● **WHAT THE TASK ASKS**:
Output the material word for word. Leave each picture out.

===== TASK MATERIAL

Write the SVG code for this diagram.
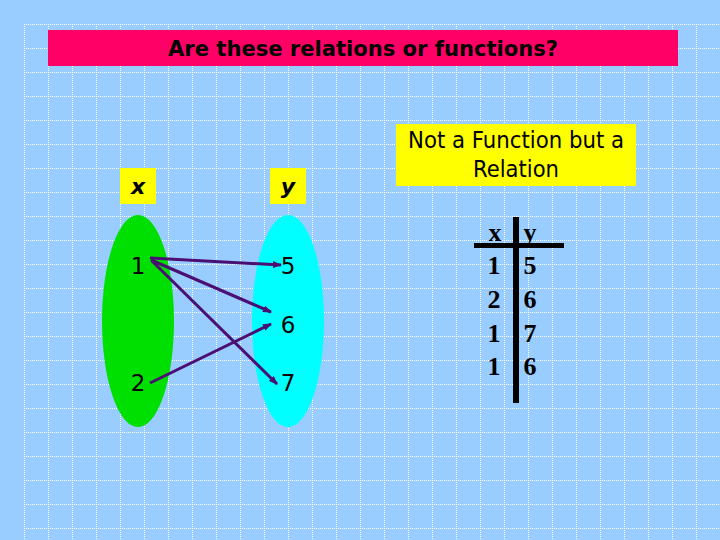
<svg xmlns="http://www.w3.org/2000/svg" width="720" height="540" viewBox="0 0 720 540">
<defs>
<pattern id="grid" x="0" y="0" width="24" height="24" patternUnits="userSpaceOnUse">
<line x1="0" y1="0.5" x2="24" y2="0.5" stroke="#FFFFFF" stroke-width="1" stroke-dasharray="1,1"/>
<line x1="0.5" y1="0" x2="0.5" y2="24" stroke="#FFFFFF" stroke-width="1" stroke-dasharray="1,1"/>
</pattern>
<marker id="ah" markerWidth="9" markerHeight="7" refX="8" refY="3.5" orient="auto" markerUnits="userSpaceOnUse">
<path d="M0,0 L9,3.5 L0,7 Z" fill="#4B0F73"/>
</marker>
<style>
.lbl{font-family:"DejaVu Sans",Verdana,sans-serif;font-size:23px;fill:#000;text-anchor:middle}
.tbl{font-family:"Liberation Serif","Times New Roman",serif;font-weight:bold;font-size:26px;fill:#000;text-anchor:middle}
.arr{stroke:#4B0F73;stroke-width:3;fill:none;marker-end:url(#ah)}
.yel{fill:#FFFF00}
</style>
</defs>
<rect x="0" y="0" width="720" height="540" fill="#99CCFF"/>
<rect x="0" y="0" width="720" height="540" fill="url(#grid)" transform="translate(24,24)"/>
<rect x="0" y="0" width="24" height="540" fill="#99CCFF"/>
<rect x="0" y="0" width="720" height="24" fill="#99CCFF"/>

<g id="title">
<rect x="48" y="30" width="630" height="36" fill="#FF0066"/>
<text x="363" y="56" font-family="DejaVu Sans,Verdana,sans-serif" font-weight="bold" font-size="21" text-anchor="middle" textLength="390" lengthAdjust="spacingAndGlyphs" fill="#000">Are these relations or functions?</text>
</g>

<g id="x-label">
<rect class="yel" x="120" y="168" width="36" height="36"/>
<text x="138" y="194" font-family="DejaVu Sans,Verdana,sans-serif" font-weight="bold" font-style="italic" font-size="22" text-anchor="middle">x</text>
</g>
<g id="y-label">
<rect class="yel" x="270" y="168" width="36" height="36"/>
<text x="288" y="194" font-family="DejaVu Sans,Verdana,sans-serif" font-weight="bold" font-style="italic" font-size="22" text-anchor="middle">y</text>
</g>

<g id="domain">
<ellipse cx="138" cy="321" rx="36" ry="106" fill="#00E000"/>
<text class="lbl" x="138" y="274">1</text>
<text class="lbl" x="138" y="391">2</text>
</g>
<g id="range">
<ellipse cx="288" cy="321" rx="36" ry="106" fill="#00FFFF"/>
<text class="lbl" x="288" y="274">5</text>
<text class="lbl" x="288" y="333">6</text>
<text class="lbl" x="288" y="391">7</text>
</g>

<g id="connectors">
<line class="arr" x1="150" y1="258" x2="281" y2="265"/>
<line class="arr" x1="151" y1="260" x2="271" y2="312"/>
<line class="arr" x1="152" y1="261" x2="277" y2="384"/>
<line class="arr" x1="150" y1="383" x2="271" y2="324"/>
</g>

<g id="verdict">
<rect class="yel" x="396" y="124" width="240" height="62"/>
<text class="lbl" x="516" y="148" font-size="21" textLength="216" lengthAdjust="spacingAndGlyphs">Not a Function but a</text>
<text class="lbl" x="516" y="177" font-size="21" textLength="86" lengthAdjust="spacingAndGlyphs">Relation</text>
</g>

<g id="table">
<rect x="513" y="217" width="6" height="186" fill="#000"/>
<rect x="474" y="243" width="90" height="5" fill="#000"/>
<text class="tbl" x="495" y="241">x</text>
<text class="tbl" x="530" y="241">y</text>
<text class="tbl" x="494" y="274">1</text>
<text class="tbl" x="530" y="274">5</text>
<text class="tbl" x="494" y="308">2</text>
<text class="tbl" x="530" y="308">6</text>
<text class="tbl" x="494" y="342">1</text>
<text class="tbl" x="530" y="342">7</text>
<text class="tbl" x="494" y="375">1</text>
<text class="tbl" x="530" y="375">6</text>
</g>
</svg>
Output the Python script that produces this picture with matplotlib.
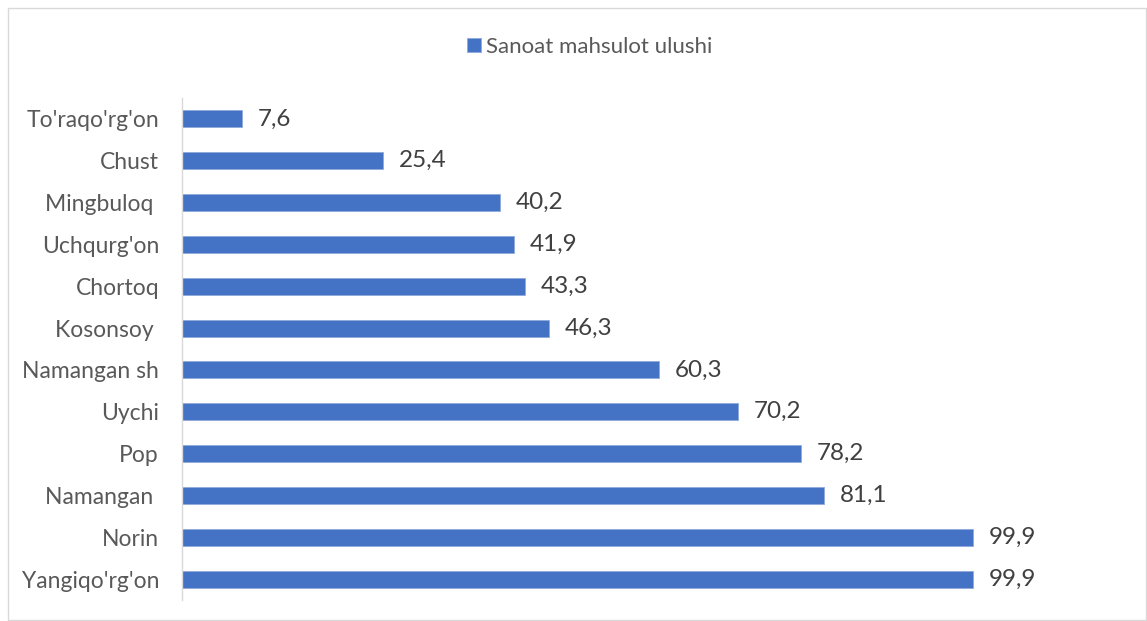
import matplotlib
matplotlib.use('Agg')
import matplotlib.pyplot as plt
from matplotlib.patches import Rectangle

plt.rcParams['font.family'] = ['Lato', 'DejaVu Sans']

# tumanlar (top to bottom as in the chart)
districts = ["To'raqo'rg'on", "Chust", "Mingbuloq ", "Uchqurg'on", "Chortoq",
             "Kosonsoy ", "Namangan sh", "Uychi", "Pop", "Namangan ",
             "Norin", "Yangiqo'rg'on"]
share = [7.6, 25.4, 40.2, 41.9, 43.3, 46.3, 60.3, 70.2, 78.2, 81.1, 99.9, 99.9]
labels = ["7,6", "25,4", "40,2", "41,9", "43,3", "46,3", "60,3", "70,2",
          "78,2", "81,1", "99,9", "99,9"]
legend_name = "Sanoat mahsulot ulushi"

W, H = 1147, 621
fig = plt.figure(figsize=(W / 100, H / 100), dpi=100)
ax = fig.add_axes([182 / W, 1 - 600 / H, (1132 - 182) / W, (600 - 98) / H])

ypos = list(range(len(districts)))[::-1]
bars = ax.barh(ypos, share, height=0.41, color='#4472C4', edgecolor='#8FAADC',
               linewidth=0.6, label=legend_name)

for y, v, t in zip(ypos, share, labels):
    ax.text(v + 2.0, y, t, va='center', ha='left', fontsize=17.5, color='#404040')

ax.set_xlim(0, 120)
ax.set_ylim(-0.5, len(districts) - 0.5)
ax.set_yticks(ypos)
ax.set_yticklabels(districts, fontsize=16.5, color='#595959')
ax.tick_params(axis='y', length=0, pad=16.5)
ax.set_xticks([])
for s in ['top', 'right', 'bottom']:
    ax.spines[s].set_visible(False)
ax.spines['left'].set_color('#D9D9D9')
ax.spines['left'].set_linewidth(1.0)

fig.legend(handles=[bars], labels=[legend_name], loc='center',
           bbox_to_anchor=(590 / W, 1 - 47 / H), frameon=False, fontsize=16,
           labelcolor='#595959', handlelength=0.6, handleheight=0.6,
           handletextpad=0.25)

fig.patches.append(Rectangle((8 / W, 1 / H), (1146 - 8) / W, (612) / H,
                             transform=fig.transFigure, fill=False,
                             edgecolor='#D9D9D9', linewidth=1.0))

fig.savefig('out.png', dpi=100, facecolor='white')
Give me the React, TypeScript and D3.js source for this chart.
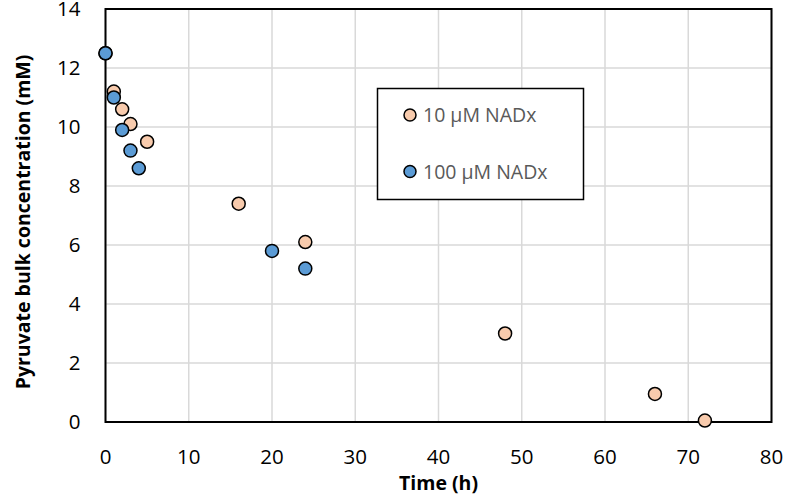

==========

● **SOLUTION FOR THIS EXERCISE**:
Write the SVG code for this diagram.
<svg xmlns="http://www.w3.org/2000/svg" width="720" height="540" viewBox="0 0 720 540">
<defs>
<pattern id="grid" x="0" y="0" width="24" height="24" patternUnits="userSpaceOnUse">
<line x1="0" y1="0.5" x2="24" y2="0.5" stroke="#FFFFFF" stroke-width="1" stroke-dasharray="1,1"/>
<line x1="0.5" y1="0" x2="0.5" y2="24" stroke="#FFFFFF" stroke-width="1" stroke-dasharray="1,1"/>
</pattern>
<marker id="ah" markerWidth="9" markerHeight="7" refX="8" refY="3.5" orient="auto" markerUnits="userSpaceOnUse">
<path d="M0,0 L9,3.5 L0,7 Z" fill="#4B0F73"/>
</marker>
<style>
.lbl{font-family:"DejaVu Sans",Verdana,sans-serif;font-size:23px;fill:#000;text-anchor:middle}
.tbl{font-family:"Liberation Serif","Times New Roman",serif;font-weight:bold;font-size:26px;fill:#000;text-anchor:middle}
.arr{stroke:#4B0F73;stroke-width:3;fill:none;marker-end:url(#ah)}
.yel{fill:#FFFF00}
</style>
</defs>
<rect x="0" y="0" width="720" height="540" fill="#99CCFF"/>
<rect x="0" y="0" width="720" height="540" fill="url(#grid)" transform="translate(24,24)"/>
<rect x="0" y="0" width="24" height="540" fill="#99CCFF"/>
<rect x="0" y="0" width="720" height="24" fill="#99CCFF"/>

<g id="title">
<rect x="48" y="30" width="630" height="36" fill="#FF0066"/>
<text x="363" y="56" font-family="DejaVu Sans,Verdana,sans-serif" font-weight="bold" font-size="21" text-anchor="middle" textLength="390" lengthAdjust="spacingAndGlyphs" fill="#000">Are these relations or functions?</text>
</g>

<g id="x-label">
<rect class="yel" x="120" y="168" width="36" height="36"/>
<text x="138" y="194" font-family="DejaVu Sans,Verdana,sans-serif" font-weight="bold" font-style="italic" font-size="22" text-anchor="middle">x</text>
</g>
<g id="y-label">
<rect class="yel" x="270" y="168" width="36" height="36"/>
<text x="288" y="194" font-family="DejaVu Sans,Verdana,sans-serif" font-weight="bold" font-style="italic" font-size="22" text-anchor="middle">y</text>
</g>

<g id="domain">
<ellipse cx="138" cy="321" rx="36" ry="106" fill="#00E000"/>
<text class="lbl" x="138" y="274">1</text>
<text class="lbl" x="138" y="391">2</text>
</g>
<g id="range">
<ellipse cx="288" cy="321" rx="36" ry="106" fill="#00FFFF"/>
<text class="lbl" x="288" y="274">5</text>
<text class="lbl" x="288" y="333">6</text>
<text class="lbl" x="288" y="391">7</text>
</g>

<g id="connectors">
<line class="arr" x1="150" y1="258" x2="281" y2="265"/>
<line class="arr" x1="151" y1="260" x2="271" y2="312"/>
<line class="arr" x1="152" y1="261" x2="277" y2="384"/>
<line class="arr" x1="150" y1="383" x2="271" y2="324"/>
</g>

<g id="verdict">
<rect class="yel" x="396" y="124" width="240" height="62"/>
<text class="lbl" x="516" y="148" font-size="21" textLength="216" lengthAdjust="spacingAndGlyphs">Not a Function but a</text>
<text class="lbl" x="516" y="177" font-size="21" textLength="86" lengthAdjust="spacingAndGlyphs">Relation</text>
</g>

<g id="table">
<rect x="513" y="217" width="6" height="186" fill="#000"/>
<rect x="474" y="243" width="90" height="5" fill="#000"/>
<text class="tbl" x="495" y="241">x</text>
<text class="tbl" x="530" y="241">y</text>
<text class="tbl" x="494" y="274">1</text>
<text class="tbl" x="530" y="274">5</text>
<text class="tbl" x="494" y="308">2</text>
<text class="tbl" x="530" y="308">6</text>
<text class="tbl" x="494" y="342">1</text>
<text class="tbl" x="530" y="342">7</text>
<text class="tbl" x="494" y="375">1</text>
<text class="tbl" x="530" y="375">6</text>
</g>
</svg>
Output the Python script that produces this picture with matplotlib.
import matplotlib
matplotlib.use('Agg')
import matplotlib.pyplot as plt
from matplotlib.patches import Rectangle

plt.rcParams['font.family'] = ['Lato', 'DejaVu Sans']

# tumanlar (top to bottom as in the chart)
districts = ["To'raqo'rg'on", "Chust", "Mingbuloq ", "Uchqurg'on", "Chortoq",
             "Kosonsoy ", "Namangan sh", "Uychi", "Pop", "Namangan ",
             "Norin", "Yangiqo'rg'on"]
share = [7.6, 25.4, 40.2, 41.9, 43.3, 46.3, 60.3, 70.2, 78.2, 81.1, 99.9, 99.9]
labels = ["7,6", "25,4", "40,2", "41,9", "43,3", "46,3", "60,3", "70,2",
          "78,2", "81,1", "99,9", "99,9"]
legend_name = "Sanoat mahsulot ulushi"

W, H = 1147, 621
fig = plt.figure(figsize=(W / 100, H / 100), dpi=100)
ax = fig.add_axes([182 / W, 1 - 600 / H, (1132 - 182) / W, (600 - 98) / H])

ypos = list(range(len(districts)))[::-1]
bars = ax.barh(ypos, share, height=0.41, color='#4472C4', edgecolor='#8FAADC',
               linewidth=0.6, label=legend_name)

for y, v, t in zip(ypos, share, labels):
    ax.text(v + 2.0, y, t, va='center', ha='left', fontsize=17.5, color='#404040')

ax.set_xlim(0, 120)
ax.set_ylim(-0.5, len(districts) - 0.5)
ax.set_yticks(ypos)
ax.set_yticklabels(districts, fontsize=16.5, color='#595959')
ax.tick_params(axis='y', length=0, pad=16.5)
ax.set_xticks([])
for s in ['top', 'right', 'bottom']:
    ax.spines[s].set_visible(False)
ax.spines['left'].set_color('#D9D9D9')
ax.spines['left'].set_linewidth(1.0)

fig.legend(handles=[bars], labels=[legend_name], loc='center',
           bbox_to_anchor=(590 / W, 1 - 47 / H), frameon=False, fontsize=16,
           labelcolor='#595959', handlelength=0.6, handleheight=0.6,
           handletextpad=0.25)

fig.patches.append(Rectangle((8 / W, 1 / H), (1146 - 8) / W, (612) / H,
                             transform=fig.transFigure, fill=False,
                             edgecolor='#D9D9D9', linewidth=1.0))

fig.savefig('out.png', dpi=100, facecolor='white')
Give me the React, TypeScript and D3.js source for this chart.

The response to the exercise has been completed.